### Problem
Please reproduce exactly the lines between the line holding "Generate a Python" and the line holding "plt.rcParams['font.family'] = ['Liberation", inclusive, leaving out any pictures.
=-=-=-=-=
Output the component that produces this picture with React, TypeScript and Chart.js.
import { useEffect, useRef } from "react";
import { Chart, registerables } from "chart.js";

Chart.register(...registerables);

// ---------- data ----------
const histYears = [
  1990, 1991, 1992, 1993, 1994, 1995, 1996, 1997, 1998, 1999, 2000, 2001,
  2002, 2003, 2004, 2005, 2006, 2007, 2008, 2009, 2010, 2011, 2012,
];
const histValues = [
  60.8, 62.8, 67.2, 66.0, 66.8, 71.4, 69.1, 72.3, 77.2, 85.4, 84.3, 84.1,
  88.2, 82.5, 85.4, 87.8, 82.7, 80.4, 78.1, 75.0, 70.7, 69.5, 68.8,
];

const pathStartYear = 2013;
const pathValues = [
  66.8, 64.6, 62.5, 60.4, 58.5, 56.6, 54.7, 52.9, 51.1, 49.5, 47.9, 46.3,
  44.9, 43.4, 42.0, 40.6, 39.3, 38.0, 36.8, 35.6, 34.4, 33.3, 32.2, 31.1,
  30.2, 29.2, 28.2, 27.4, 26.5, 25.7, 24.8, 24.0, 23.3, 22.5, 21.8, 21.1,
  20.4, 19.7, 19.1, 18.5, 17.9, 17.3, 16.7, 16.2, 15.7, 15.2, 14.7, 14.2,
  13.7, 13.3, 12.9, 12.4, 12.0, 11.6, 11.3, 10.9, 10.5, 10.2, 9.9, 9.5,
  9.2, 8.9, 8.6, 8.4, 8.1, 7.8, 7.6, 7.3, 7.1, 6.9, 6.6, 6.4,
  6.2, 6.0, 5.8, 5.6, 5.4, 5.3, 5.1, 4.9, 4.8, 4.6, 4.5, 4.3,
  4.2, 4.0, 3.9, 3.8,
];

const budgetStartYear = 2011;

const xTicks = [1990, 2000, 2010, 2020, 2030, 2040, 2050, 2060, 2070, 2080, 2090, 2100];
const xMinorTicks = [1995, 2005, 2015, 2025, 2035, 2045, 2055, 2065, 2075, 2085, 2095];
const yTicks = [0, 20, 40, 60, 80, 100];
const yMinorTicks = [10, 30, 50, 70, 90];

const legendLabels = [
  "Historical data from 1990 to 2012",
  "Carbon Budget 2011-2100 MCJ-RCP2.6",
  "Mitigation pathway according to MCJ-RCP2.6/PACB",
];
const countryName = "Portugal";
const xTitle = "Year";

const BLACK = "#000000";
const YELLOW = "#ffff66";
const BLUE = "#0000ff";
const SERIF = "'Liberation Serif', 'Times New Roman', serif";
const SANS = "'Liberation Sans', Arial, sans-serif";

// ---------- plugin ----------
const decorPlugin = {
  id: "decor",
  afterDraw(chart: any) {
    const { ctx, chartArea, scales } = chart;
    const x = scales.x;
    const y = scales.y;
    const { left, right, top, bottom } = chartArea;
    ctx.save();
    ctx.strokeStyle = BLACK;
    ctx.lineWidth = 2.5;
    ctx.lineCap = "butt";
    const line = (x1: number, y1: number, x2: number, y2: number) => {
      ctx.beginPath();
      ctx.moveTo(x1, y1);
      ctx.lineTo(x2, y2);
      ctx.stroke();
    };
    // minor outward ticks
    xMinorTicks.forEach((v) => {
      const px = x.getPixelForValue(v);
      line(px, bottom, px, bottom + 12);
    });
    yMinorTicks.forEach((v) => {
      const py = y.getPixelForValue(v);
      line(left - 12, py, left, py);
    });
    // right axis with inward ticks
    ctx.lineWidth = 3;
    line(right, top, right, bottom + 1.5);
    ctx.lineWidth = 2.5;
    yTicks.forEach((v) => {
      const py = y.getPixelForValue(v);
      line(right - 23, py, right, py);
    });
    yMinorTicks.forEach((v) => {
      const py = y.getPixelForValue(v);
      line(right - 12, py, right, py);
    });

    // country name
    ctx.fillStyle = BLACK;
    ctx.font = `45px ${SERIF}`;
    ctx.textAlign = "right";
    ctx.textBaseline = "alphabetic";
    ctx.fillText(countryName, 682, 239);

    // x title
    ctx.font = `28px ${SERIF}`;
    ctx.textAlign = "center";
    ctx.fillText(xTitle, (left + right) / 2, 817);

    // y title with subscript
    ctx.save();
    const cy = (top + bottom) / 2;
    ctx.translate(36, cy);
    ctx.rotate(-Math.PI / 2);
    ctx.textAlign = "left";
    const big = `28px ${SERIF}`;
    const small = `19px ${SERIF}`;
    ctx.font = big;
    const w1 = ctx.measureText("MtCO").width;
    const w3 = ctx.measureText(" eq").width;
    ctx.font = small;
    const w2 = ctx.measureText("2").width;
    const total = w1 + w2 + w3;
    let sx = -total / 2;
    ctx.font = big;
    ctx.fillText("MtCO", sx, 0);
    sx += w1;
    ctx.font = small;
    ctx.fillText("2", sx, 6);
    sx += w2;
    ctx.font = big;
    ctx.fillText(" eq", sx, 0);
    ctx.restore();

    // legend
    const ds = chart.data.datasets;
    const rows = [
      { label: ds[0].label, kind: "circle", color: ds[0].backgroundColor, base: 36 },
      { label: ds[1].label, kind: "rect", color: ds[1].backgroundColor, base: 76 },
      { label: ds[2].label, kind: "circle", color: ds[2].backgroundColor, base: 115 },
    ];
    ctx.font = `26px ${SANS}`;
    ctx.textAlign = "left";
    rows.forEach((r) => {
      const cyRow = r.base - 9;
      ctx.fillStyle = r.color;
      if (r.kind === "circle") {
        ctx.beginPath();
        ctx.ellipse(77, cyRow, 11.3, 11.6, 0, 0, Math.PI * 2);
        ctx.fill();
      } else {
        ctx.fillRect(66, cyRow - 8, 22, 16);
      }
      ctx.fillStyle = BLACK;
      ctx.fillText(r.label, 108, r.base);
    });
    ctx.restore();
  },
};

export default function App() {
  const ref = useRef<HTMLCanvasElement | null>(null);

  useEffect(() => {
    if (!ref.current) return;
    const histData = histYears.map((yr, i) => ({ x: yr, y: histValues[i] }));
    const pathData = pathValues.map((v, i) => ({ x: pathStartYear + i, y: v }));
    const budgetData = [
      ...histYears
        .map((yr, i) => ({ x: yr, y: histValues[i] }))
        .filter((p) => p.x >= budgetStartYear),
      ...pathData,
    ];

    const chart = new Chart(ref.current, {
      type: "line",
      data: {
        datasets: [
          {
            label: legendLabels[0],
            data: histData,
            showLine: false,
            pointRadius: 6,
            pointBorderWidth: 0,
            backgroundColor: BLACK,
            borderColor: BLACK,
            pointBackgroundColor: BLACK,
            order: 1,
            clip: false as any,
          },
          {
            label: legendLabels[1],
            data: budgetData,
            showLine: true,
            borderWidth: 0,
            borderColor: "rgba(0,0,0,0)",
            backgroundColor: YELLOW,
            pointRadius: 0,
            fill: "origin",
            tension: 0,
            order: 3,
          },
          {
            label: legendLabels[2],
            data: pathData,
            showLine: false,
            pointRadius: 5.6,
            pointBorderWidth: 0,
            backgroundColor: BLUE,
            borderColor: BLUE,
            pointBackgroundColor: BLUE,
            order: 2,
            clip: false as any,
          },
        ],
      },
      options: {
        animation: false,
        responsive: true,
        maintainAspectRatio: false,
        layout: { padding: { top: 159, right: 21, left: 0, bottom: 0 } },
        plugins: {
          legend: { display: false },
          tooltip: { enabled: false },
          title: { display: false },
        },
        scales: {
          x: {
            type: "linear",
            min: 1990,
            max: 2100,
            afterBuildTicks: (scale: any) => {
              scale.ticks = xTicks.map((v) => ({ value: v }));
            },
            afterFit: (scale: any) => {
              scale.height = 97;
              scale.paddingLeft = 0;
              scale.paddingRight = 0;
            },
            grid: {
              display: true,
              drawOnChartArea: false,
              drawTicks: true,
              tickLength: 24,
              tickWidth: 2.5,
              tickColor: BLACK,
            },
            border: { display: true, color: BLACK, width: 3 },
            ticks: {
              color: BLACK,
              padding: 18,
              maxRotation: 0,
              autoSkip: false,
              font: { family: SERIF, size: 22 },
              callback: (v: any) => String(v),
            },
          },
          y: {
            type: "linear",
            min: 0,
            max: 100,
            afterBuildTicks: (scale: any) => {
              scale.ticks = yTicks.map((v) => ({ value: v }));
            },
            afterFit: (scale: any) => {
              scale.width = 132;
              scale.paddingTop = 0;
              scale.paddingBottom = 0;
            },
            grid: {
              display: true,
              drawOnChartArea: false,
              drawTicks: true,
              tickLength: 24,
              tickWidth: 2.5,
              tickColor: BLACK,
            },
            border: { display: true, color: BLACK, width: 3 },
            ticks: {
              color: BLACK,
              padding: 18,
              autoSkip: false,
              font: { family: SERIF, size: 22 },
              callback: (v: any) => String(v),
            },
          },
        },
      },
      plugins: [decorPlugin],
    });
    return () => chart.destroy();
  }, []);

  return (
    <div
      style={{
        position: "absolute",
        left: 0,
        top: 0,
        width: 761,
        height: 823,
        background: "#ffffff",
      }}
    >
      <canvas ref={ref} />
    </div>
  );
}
=-=-=-=-=
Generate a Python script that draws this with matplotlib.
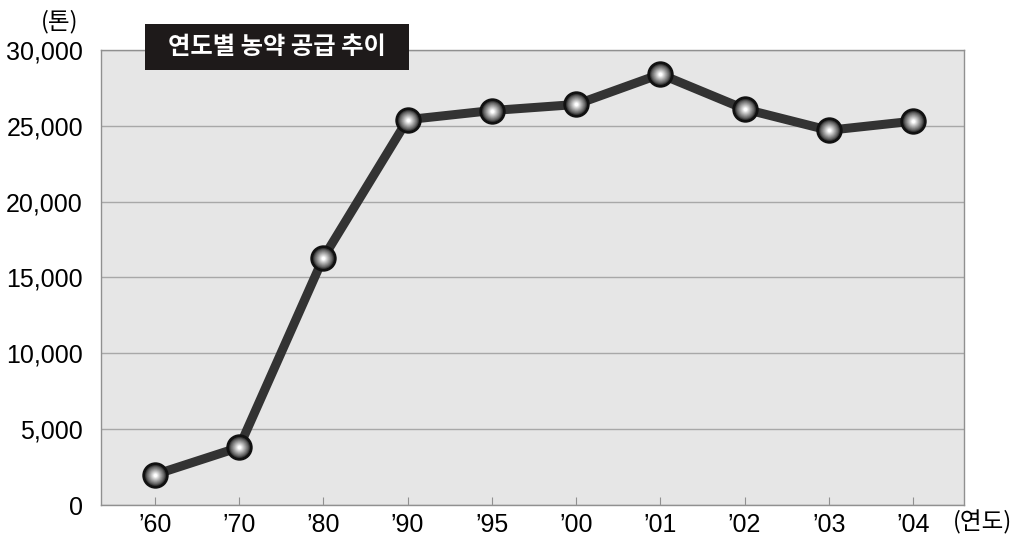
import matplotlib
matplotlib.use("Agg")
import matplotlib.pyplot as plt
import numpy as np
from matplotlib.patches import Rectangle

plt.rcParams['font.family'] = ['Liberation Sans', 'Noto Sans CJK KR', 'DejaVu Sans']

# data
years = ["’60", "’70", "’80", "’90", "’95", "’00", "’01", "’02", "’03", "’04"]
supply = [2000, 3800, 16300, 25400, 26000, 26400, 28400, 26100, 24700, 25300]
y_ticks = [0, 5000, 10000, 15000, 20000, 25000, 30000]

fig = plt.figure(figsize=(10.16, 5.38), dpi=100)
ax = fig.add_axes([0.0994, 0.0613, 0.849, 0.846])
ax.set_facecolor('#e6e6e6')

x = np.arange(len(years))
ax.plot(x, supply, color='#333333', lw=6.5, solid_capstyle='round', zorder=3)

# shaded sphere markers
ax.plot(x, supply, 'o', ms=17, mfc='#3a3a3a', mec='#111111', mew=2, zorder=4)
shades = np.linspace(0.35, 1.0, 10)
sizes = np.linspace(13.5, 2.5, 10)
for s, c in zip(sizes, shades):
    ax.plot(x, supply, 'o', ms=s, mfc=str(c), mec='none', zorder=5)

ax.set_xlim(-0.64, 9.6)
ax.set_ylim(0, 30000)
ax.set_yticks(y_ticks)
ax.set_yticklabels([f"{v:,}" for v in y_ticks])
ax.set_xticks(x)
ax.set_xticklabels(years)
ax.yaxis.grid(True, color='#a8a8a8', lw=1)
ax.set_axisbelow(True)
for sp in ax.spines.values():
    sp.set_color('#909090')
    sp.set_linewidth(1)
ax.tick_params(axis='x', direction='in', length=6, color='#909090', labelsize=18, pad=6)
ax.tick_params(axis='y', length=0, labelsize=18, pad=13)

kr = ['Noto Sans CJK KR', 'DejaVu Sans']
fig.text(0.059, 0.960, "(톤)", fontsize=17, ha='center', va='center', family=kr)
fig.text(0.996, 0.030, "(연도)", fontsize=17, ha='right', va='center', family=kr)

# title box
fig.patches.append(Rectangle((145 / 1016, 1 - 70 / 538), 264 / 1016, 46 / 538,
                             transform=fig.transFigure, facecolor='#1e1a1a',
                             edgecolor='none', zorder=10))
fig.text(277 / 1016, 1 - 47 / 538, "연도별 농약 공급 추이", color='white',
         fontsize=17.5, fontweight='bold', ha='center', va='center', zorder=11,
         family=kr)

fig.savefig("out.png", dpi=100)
=-=-=-=-=
### Solved exercise
Generate a Python script that draws this with matplotlib.
import matplotlib
matplotlib.use("Agg")
import matplotlib.pyplot as plt
import numpy as np
from matplotlib.patches import Rectangle

plt.rcParams['font.family'] = ['Liberation Sans', 'Noto Sans CJK KR', 'DejaVu Sans']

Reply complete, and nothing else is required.